States of Inebriation

We gratefully dropped our packs in the well-appointed bedroom of the houseboat. After one hour and five boats we had settled on the first we had been shown, and, not having found anyone with whom to share, were looking at two nights of what seemed like ridiculous indulgence: an entire houseboat complete with air-conditioned bedroom, bathroom with shower, upstairs deck and a cook for two people.

Well heck, what are holidays for? Our driver informed us we had 20 minutes before departure, and it was then that I realized we had omitted one important detail: we were carrying no booze.

With assurances that we would be back within the requisite time we dashed through the corridors and decks of the three boats that separated us from the dock and hailed a tuktuk (a three-wheeled contraption more properly known as an auto-rickshaw). Perhaps I should explain that the state of Kerala is in the process of going dry.

The touristy areas are replete with restaurants advertising beer and wine, but we hadn’t seen a single liquor store. This in contrast to Sikkim, where we had been previously, where low taxes lure Indian tourists from the rest of the country to brightly-lit, well-stocked counters for cheap bottles.

Even in West Bengal there were shops to be found, though they were dingy and fronted with iron grates and loitering men with downcast eyes. Our tuktuk driver knew the scoop, however. He actually laid a finger aside his nose as he nodded conspiratorially at our request for a “beverage shop” and we putted off in a cloud of dust.

Five minutes later we stopped across from a shack that was more run-down than most, and unmarked, out of which straggled an incredible queue that sprawled into a mob the further it got from the low entrance. Our faces fell and we shook our heads. No way were we going to attempt to navigate that – and besides, we now had less than 15 minutes before our boat was due to set off.

The driver shrugged a little and wobbled his head as he put the little vehicle in gear, which I interpreted to mean he had a plan B. This was revealed to be the case as we lurched to a halt in front a narrow alleyway between two large complexes of open shops. I wouldn’t have noticed it, and certainly wouldn’t have ventured an exploration, if it wasn’t for the figure of our driver darting down it and beckoning. We followed and passed one, then two, then increasing numbers of men and a single sari-clad woman clutching newspaper-wrapped bottles.

We also began to pass the queue, ragged and loose at first then becoming more and more compact as we approached a series of wickets – a metal railing against the left wall narrowed the line to single file, but the crush was just as intense on the outside, which was where we were.

We both hesitated under the malevolent glances of the men.

“There’s a queue you know,” one ventured.

However, our uncertainty seemed to turn the tide in our favour, and the majority began to encourage us.

At this point we still couldn’t make out where the actual sales were happening, but allowing ourselves to be moved along by the sea of humanity we suddenly were popped through a narrow gap in the concrete pillars that supported a roof above us and found ourselves in front of an iron grate beyond which lay the shelves of not-quite illicit liquor and their attendants.

Hayley was in front of me, and she asked for wine, hoping to spot a drinkable vintage from the Deccan plateau that we had sampled at a tea baron’s estate in Darjeeling.

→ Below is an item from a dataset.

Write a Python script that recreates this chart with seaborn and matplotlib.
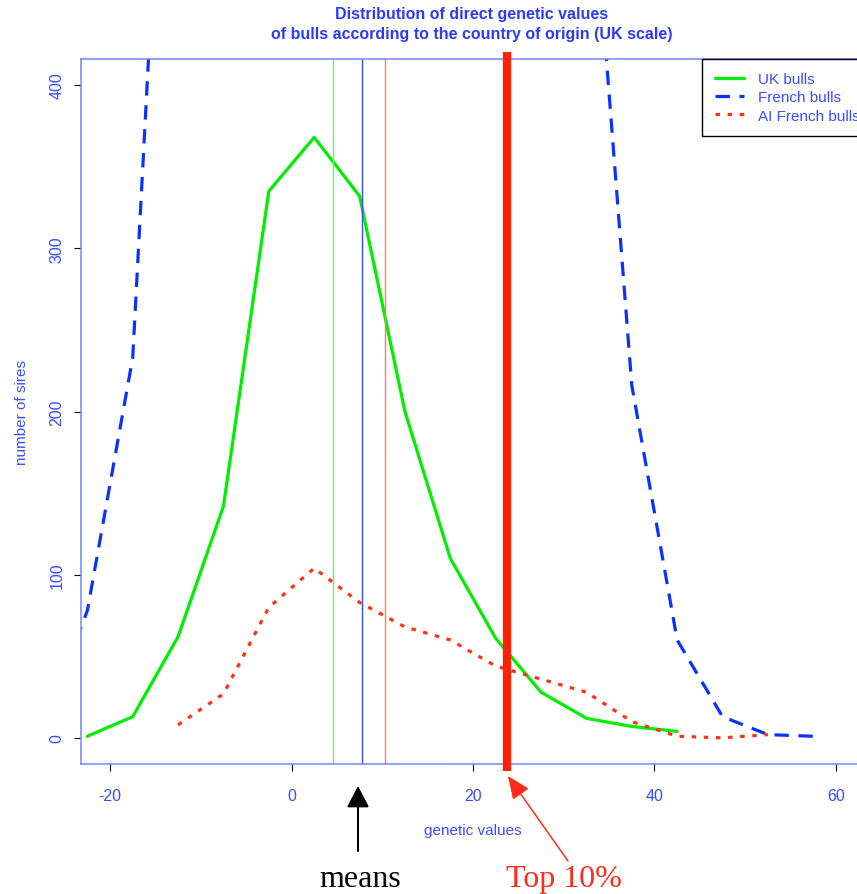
import numpy as np
import pandas as pd
import matplotlib
matplotlib.use('Agg')
import matplotlib.pyplot as plt
import seaborn as sns

# class midpoints of genetic values
uk_x = [-22.5, -17.5, -12.5, -7.5, -2.5, 2.5, 7.5, 12.5, 17.5, 22.5, 27.5, 32.5, 37.5, 42.5]
uk_sires = [1, 13, 62, 142, 335, 368, 332, 200, 110, 61, 28, 12, 7, 4]

# french counts above 416 are off the chart, the middle ones are only guesses
fr_x = [-27.5, -22.5, -17.5, -12.5, -7.5, -2.5, 2.5, 7.5, 12.5, 17.5, 22.5, 27.5,
        32.5, 37.5, 42.5, 47.5, 52.5, 57.5]
fr_sires = [5, 78, 233, 760, 1300, 1700, 1900, 1850, 1600, 1300, 1000, 800,
            573, 216, 60, 13, 2, 1]

ai_x = [-12.5, -7.5, -2.5, 2.5, 7.5, 12.5, 17.5, 22.5, 27.5, 32.5, 37.5, 42.5, 47.5, 52.5]
ai_sires = [8, 27, 80, 104, 83, 68, 60, 44, 36, 28, 10, 1, 0, 2]

labels = ['UK bulls', 'French bulls', 'AI French bulls']
means = [4.6, 7.8, 10.3]
top10 = 23.8

green = '#00ee00'
blue = '#0a32ff'
red = '#ff3311'
txt_blue = '#3a4cff'

sns.set_style('white')
plt.rcParams['font.family'] = ['Liberation Sans', 'DejaVu Sans']
plt.rcParams['axes.unicode_minus'] = False

fig = plt.figure(figsize=(8.57, 8.95), dpi=100)
ax = fig.add_axes([81 / 857, 1 - 765 / 895, 784 / 857, 705 / 895])

# the three distributions
sns.lineplot(x=uk_x, y=uk_sires, color=green, lw=2.3, ax=ax)
sns.lineplot(x=fr_x, y=fr_sires, color=blue, lw=2.3, ax=ax)
sns.lineplot(x=ai_x, y=ai_sires, color=red, lw=2.3, ax=ax)
l_uk, l_fr, l_ai = ax.lines[:3]
l_fr.set_dashes([4.5, 3.0])
l_ai.set_dashes([1.4, 2.4])

# means of each group
for m, c in zip(means, ['#66f066', '#3050ff', '#ff7a66']):
    ax.axvline(m, color=c, lw=1.0)

# top 10% threshold, drawn a bit past the frame
ax.plot([top10, top10], [-20, 420.5], color='#ff2200', lw=6,
        solid_capstyle='butt', clip_on=False, zorder=5)

ax.set_xlim(-23.2, 63.2)
ax.set_ylim(-16, 416)
ax.set_xticks([-20, 0, 20, 40, 60])
ax.set_yticks([0, 100, 200, 300, 400])

ax.tick_params(axis='both', direction='out', length=5, width=0.8, color='black',
               labelcolor=txt_blue, labelsize=11.5, bottom=True, left=True)
ax.tick_params(axis='x', pad=12.5)
ax.tick_params(axis='y', pad=7)
for t in ax.get_yticklabels():
    t.set_rotation(90)
    t.set_va('center')

for s in ax.spines.values():
    s.set_color('#7088ff')
    s.set_linewidth(1.1)

ax.set_xlabel('genetic values', color=txt_blue, fontsize=11, va='center')
ax.xaxis.set_label_coords(0.5, -0.0936)
ax.set_ylabel('number of sires', color=txt_blue, fontsize=11, va='center')
ax.yaxis.set_label_coords(-0.075, 0.5)

leg = ax.legend([l_uk, l_fr, l_ai], labels, loc='upper left',
                bbox_to_anchor=(0.792, 1.0), borderaxespad=0, fontsize=11,
                frameon=True, fancybox=False, framealpha=1, edgecolor='black',
                handlelength=1.9, handletextpad=0.9, borderpad=0.85,
                labelspacing=0.28)
leg.get_frame().set_linewidth(1.0)
for t in leg.get_texts():
    t.set_color(txt_blue)

# title, two lines
fig.text(472 / 857, 1 - 15 / 895, 'Distribution of direct genetic values',
         ha='center', va='center', fontsize=11.5, fontweight='bold', color='#2a3cf5')
fig.text(472 / 857, 1 - 34 / 895, 'of bulls according to the country of origin (UK scale)',
         ha='center', va='center', fontsize=11.5, fontweight='bold', color='#2a3cf5')

# annotations under the axis
serif = ['Liberation Serif', 'DejaVu Serif']
fig.text(360 / 857, 8 / 895, 'means', ha='center', va='baseline',
         fontsize=23, family=serif, color='black')
fig.text(564 / 857, 8 / 895, 'Top 10%', ha='center', va='baseline',
         fontsize=23, family=serif, color='#ff2a1a')

ax.annotate('', xy=(358, 895 - 787), xytext=(358, 895 - 852),
            xycoords='figure pixels', textcoords='figure pixels',
            arrowprops=dict(arrowstyle='-|>,head_length=1.3,head_width=0.68',
                            color='black', lw=1.5, shrinkA=0, shrinkB=0),
            annotation_clip=False)
ax.annotate('', xy=(508, 895 - 777), xytext=(568, 895 - 862),
            xycoords='figure pixels', textcoords='figure pixels',
            arrowprops=dict(arrowstyle='-|>,head_length=1.4,head_width=0.6',
                            color='#ff2a1a', lw=1.1, shrinkA=0, shrinkB=0),
            annotation_clip=False)

fig.savefig('out.png', dpi=100)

The coat of dust the agent removed from the bottle was thick. Her eyes searched quickly, realizing that perhaps this was not the best option, and alighted on a familiar label – Smirnoff.

Gesturing towards it and thrusting money through the narrow slot in the window she only noticed belatedly that it was green apple flavoured. Beggars can’t be choosers and the queue seemed to be growing more restless so we pocketed the bottle and eased our way hastily through the crush, hoping the general air of congratulations would continue to outweigh the mutterings over the injustice of it all.

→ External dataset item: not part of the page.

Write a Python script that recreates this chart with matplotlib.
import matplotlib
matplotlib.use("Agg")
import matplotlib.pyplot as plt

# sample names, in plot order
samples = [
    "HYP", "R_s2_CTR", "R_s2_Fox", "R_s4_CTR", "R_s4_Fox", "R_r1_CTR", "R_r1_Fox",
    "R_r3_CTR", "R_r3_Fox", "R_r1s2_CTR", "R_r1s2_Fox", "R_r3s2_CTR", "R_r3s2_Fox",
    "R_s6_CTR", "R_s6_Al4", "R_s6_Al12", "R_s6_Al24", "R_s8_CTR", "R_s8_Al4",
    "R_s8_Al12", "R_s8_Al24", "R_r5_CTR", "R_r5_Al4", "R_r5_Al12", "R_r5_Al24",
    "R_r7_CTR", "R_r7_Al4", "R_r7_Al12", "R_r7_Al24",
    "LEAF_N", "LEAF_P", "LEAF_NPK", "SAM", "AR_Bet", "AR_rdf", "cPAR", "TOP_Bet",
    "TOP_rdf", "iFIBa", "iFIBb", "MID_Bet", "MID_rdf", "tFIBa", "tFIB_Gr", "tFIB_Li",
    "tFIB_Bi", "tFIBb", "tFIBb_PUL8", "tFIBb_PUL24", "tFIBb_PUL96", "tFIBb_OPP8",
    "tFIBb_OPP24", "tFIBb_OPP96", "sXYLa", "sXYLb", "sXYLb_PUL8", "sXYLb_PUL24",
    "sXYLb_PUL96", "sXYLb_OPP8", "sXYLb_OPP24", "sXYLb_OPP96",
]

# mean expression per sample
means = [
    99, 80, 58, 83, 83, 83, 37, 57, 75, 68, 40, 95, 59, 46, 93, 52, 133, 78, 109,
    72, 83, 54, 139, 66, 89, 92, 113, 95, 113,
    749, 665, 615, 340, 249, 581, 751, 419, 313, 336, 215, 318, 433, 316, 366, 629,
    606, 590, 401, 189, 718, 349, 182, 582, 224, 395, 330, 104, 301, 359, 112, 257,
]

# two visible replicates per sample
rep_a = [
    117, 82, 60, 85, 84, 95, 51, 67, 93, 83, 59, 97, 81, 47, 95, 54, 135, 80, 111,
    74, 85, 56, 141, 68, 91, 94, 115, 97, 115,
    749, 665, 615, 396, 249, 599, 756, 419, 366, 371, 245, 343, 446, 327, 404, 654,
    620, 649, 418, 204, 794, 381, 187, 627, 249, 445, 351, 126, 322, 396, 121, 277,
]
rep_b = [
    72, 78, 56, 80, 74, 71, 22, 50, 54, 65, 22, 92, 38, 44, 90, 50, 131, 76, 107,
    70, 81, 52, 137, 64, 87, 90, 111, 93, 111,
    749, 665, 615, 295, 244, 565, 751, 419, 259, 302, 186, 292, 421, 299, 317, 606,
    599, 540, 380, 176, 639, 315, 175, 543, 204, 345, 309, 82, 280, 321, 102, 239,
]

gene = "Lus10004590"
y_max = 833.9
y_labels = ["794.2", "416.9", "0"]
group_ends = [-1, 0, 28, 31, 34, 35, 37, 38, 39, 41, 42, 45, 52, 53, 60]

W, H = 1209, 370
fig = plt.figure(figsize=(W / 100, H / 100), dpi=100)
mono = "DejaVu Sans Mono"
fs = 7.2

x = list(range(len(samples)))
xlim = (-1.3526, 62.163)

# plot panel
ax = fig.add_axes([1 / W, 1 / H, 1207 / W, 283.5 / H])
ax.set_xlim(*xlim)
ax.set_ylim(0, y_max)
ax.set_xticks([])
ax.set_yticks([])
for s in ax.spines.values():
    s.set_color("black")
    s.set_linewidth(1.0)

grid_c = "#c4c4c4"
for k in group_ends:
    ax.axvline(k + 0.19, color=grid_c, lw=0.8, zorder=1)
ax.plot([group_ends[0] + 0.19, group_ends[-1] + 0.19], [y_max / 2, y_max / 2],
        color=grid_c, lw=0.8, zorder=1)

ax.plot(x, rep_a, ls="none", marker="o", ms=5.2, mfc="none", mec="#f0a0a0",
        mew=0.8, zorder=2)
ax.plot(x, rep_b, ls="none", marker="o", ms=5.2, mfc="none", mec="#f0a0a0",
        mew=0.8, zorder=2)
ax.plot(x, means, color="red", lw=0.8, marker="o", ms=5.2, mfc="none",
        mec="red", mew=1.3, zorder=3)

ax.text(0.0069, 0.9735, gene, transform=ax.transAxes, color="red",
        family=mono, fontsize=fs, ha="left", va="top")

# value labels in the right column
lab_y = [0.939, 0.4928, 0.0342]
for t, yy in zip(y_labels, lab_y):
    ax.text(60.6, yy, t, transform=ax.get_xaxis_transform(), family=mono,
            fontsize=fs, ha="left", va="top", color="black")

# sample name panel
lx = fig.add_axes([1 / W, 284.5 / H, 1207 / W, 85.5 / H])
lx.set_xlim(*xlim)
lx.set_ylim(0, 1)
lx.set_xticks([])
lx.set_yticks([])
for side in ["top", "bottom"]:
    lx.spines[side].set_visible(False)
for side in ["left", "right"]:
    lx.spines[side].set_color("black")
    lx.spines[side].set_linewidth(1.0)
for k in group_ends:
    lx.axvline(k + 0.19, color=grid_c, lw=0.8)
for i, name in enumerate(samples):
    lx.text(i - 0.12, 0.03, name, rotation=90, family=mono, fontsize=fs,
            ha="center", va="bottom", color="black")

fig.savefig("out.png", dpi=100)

Our driver, waiting behind the crowd, flashed us a grin and sprinted to his chariot with us at his heels. We sped – as much as one can speed on a giant hairdryer – back to the wharf and scrambled through the hatchways back to our boat for 48 hours of floating bliss.

I don’t think I will ever intentionally purchase a flavored vodka again, but I must admit that we enjoyed every sip of that bottle, and surprisingly discovered that, like many things it life, it was best neat.